Nella diatriba legale del piccolo Evans, l’Alta corte di Londra aveva dato ragione ai medici dell’Alder Hey Children’s Hospital di Liverpool, approvando la richiesta di staccare la spina ai macchinari che lo tengono in vita. “Alfie ha bisogno di quiete e pace”, aveva detto il giudice Hayden nella lettura della sentenza. Contro la decisione si erano scagliati Tom Evans e Kate James, i genitori ventenni del bambino, perché proprio come nel caso di Charlie Gard l’ospedale Bambino Gesù di Roma si era detto disponibile a prenderlo in cura. “Qui è tutto pronto”, aveva confermato Mariella Enoc, presidente della struttura del Vaticano. “Potremmo prenderci cura di Alfie senza accanimento terapeutico, secondo lo spirito dei nostri operatori. Non esistono terapie. Lo accompagneremo verso la fine naturale“.

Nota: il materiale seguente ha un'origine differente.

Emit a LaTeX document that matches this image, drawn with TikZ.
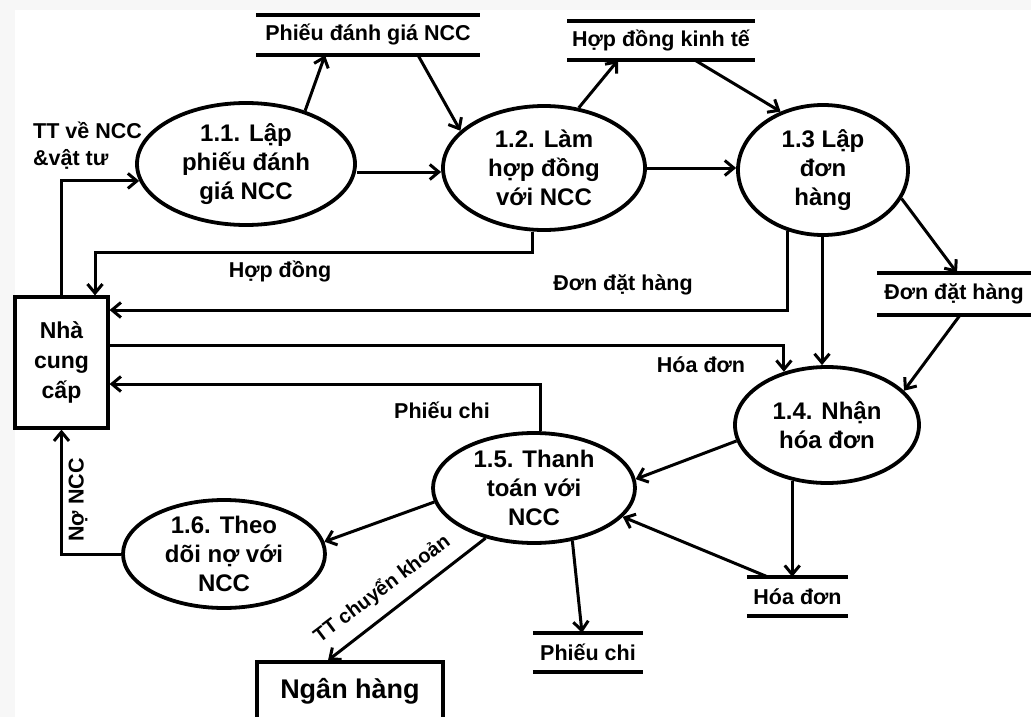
\documentclass[tikz,border=0pt]{standalone}
\usepackage{fontspec}
\setmainfont{Liberation Sans}
\usetikzlibrary{shapes.geometric,arrows.meta}
\begin{document}
\begin{tikzpicture}[x=1pt,y=-1pt,
  proc/.style={ellipse, draw, line width=3.8pt, inner sep=0pt, align=center,
    font=\fontsize{24}{29}\selectfont\bfseries},
  ent/.style={rectangle, draw, line width=3.2pt, inner sep=0pt, align=center},
  store/.style={inner sep=0pt, font=\fontsize{21.5}{24}\selectfont\bfseries},
  storeline/.style={line width=3.8pt},
  flow/.style={line width=3pt, -{Straight Barb[length=9pt,width=15pt]}},
  lbl/.style={font=\fontsize{21.5}{27}\selectfont\bfseries, inner sep=0pt}]
\useasboundingbox (0,0) rectangle (1031,717);
\fill[gray!6] (0,0) rectangle (1031,10);
\fill[gray!6] (0,0) rectangle (15,717);

% processes
\node[proc, minimum width=218pt, minimum height=122pt] (p11) at (246,164) {1.1. Lập\\phiếu đánh\\giá NCC};
\node[proc, minimum width=202pt, minimum height=124pt] (p12) at (544,168) {1.2. Làm\\hợp đồng\\với NCC};
\node[proc, minimum width=170pt, minimum height=130pt] (p13) at (823,170) {1.3 Lập\\đơn\\hàng};
\node[proc, minimum width=184pt, minimum height=116pt] (p14) at (827,425) {1.4. Nhận\\hóa đơn};
\node[proc, minimum width=202pt, minimum height=110pt, inner ysep=-3pt] (p15) at (534,488) {1.5. Thanh\\toán với\\NCC};
\node[proc, minimum width=202pt, minimum height=108pt, inner ysep=-3pt] (p16) at (224,554) {1.6. Theo\\dõi nợ với\\NCC};

% external entities
\node[ent, minimum width=93pt, minimum height=131pt, font=\fontsize{23}{30}\selectfont\bfseries] (ncc) at (61.5,362.5) {Nhà\\cung\\cấp};
\node[ent, minimum width=186pt, minimum height=58pt, font=\fontsize{27}{30}\selectfont\bfseries] (bank) at (350,691) {Ngân hàng};

% data stores
\node[store, minimum width=224pt, minimum height=40pt] (s1) at (368,35) {Phiếu đánh giá NCC};
\node[store, minimum width=187pt, minimum height=39pt] (s2) at (661,40.5) {Hợp đồng kinh tế};
\node[store, minimum width=154pt, minimum height=42pt] (s3) at (954,294) {Đơn đặt hàng};
\node[store, minimum width=101pt, minimum height=39pt] (s4) at (797.5,596.5) {Hóa đơn};
\node[store, minimum width=110pt, minimum height=39pt] (s5) at (588,652.5) {Phiếu chi};
\foreach \s in {s1,s2,s3,s4,s5} {
  \draw[storeline] (\s.north west) -- (\s.north east) (\s.south west) -- (\s.south east);
}

% flows
\draw[flow] (ncc.north) |- (p11.189.8);
\draw[flow] (p11.42.5) -- ([xshift=-43pt]s1.south);
\draw[flow] ([xshift=50pt]s1.south) -- (p12.156.4);
\draw[flow] (p11.east |- 0,172) -- (p12.west |- 0,172);
\draw[flow] (p12.60.9) -- ([xshift=-43pt]s2.south);
\draw[flow] ([xshift=34pt]s2.south) -- (p13.126.9);
\draw[flow] (p12.east) -- (p12.east -| p13.west);
\draw[flow] (p12.south -| 532,0) |- (95,252) -- (ncc.north -| 95,0);
\draw[flow] (p13.-120.7) |- (ncc.east |- 0,310);
\draw[flow] (p13.south -| 822,0) -- (p14.north -| 822,0);
\draw[flow] (p13.-20) -- ([xshift=3pt]s3.north);
\draw[flow] ([xshift=6pt]s3.south) -- (p14.24.3);
\draw[flow] (ncc.east |- 0,345) -| (p14.129.1);
\draw[flow] (p15.north -| 540,0) |- (ncc.east |- 0,384);
\draw[flow] (p14.190.7) -- (p15.5.8);
\draw[flow] (p14.-122.2) -- (p14.-122.2 |- s4.north);
\draw[flow] ([xshift=-30pt]s4.north) -- (p15.-18.6);
\draw[flow] (p15.-54.8) -- ([xshift=-6pt]s5.north);
\draw[flow] (p15.188) -- (p16.7);
\draw[flow] (p16.west) -| (ncc.south);
\draw[flow] (p15.226.8) -- ([xshift=-22pt]bank.north);

% flow labels
\node[lbl, anchor=west, align=left] (l1) at (33,146) {TT về NCC\\\&vật tư};
\node[lbl] (l2) at (280,272) {Hợp đồng};
\node[lbl] (l3) at (623,285) {Đơn đặt hàng};
\node[lbl] (l4) at (701,365) {Hóa đơn};
\node[lbl] (l5) at (442,410) {Phiếu chi};
\node[lbl, rotate=90] (l6) at (78,500) {Nợ NCC};
\node[lbl, rotate=37, font=\fontsize{20}{24}\selectfont\bfseries] (l7) at (382,589) {TT chuyển khoản};
\end{tikzpicture}
\end{document}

Alfie Evans è nato il 9 maggio del 2016, colpito da una malattia degenerativa senza diagnosi. Una condanna allo stato semi-vegetativo che gli impedisce di vedere i genitori, di sentire le loro parole, di percepirne il contatto. Un’esistenza garantita solo da respirazione e nutrizione artificiale. E su questo la legge britannica è chiara: se non c’è speranza, se le cure sono inutili, se non si riesce a garantire una vita che possa essere definita tale, le macchine devono essere staccate. Perché la dignità del bambino ha la priorità anche sulla volontà dei genitori.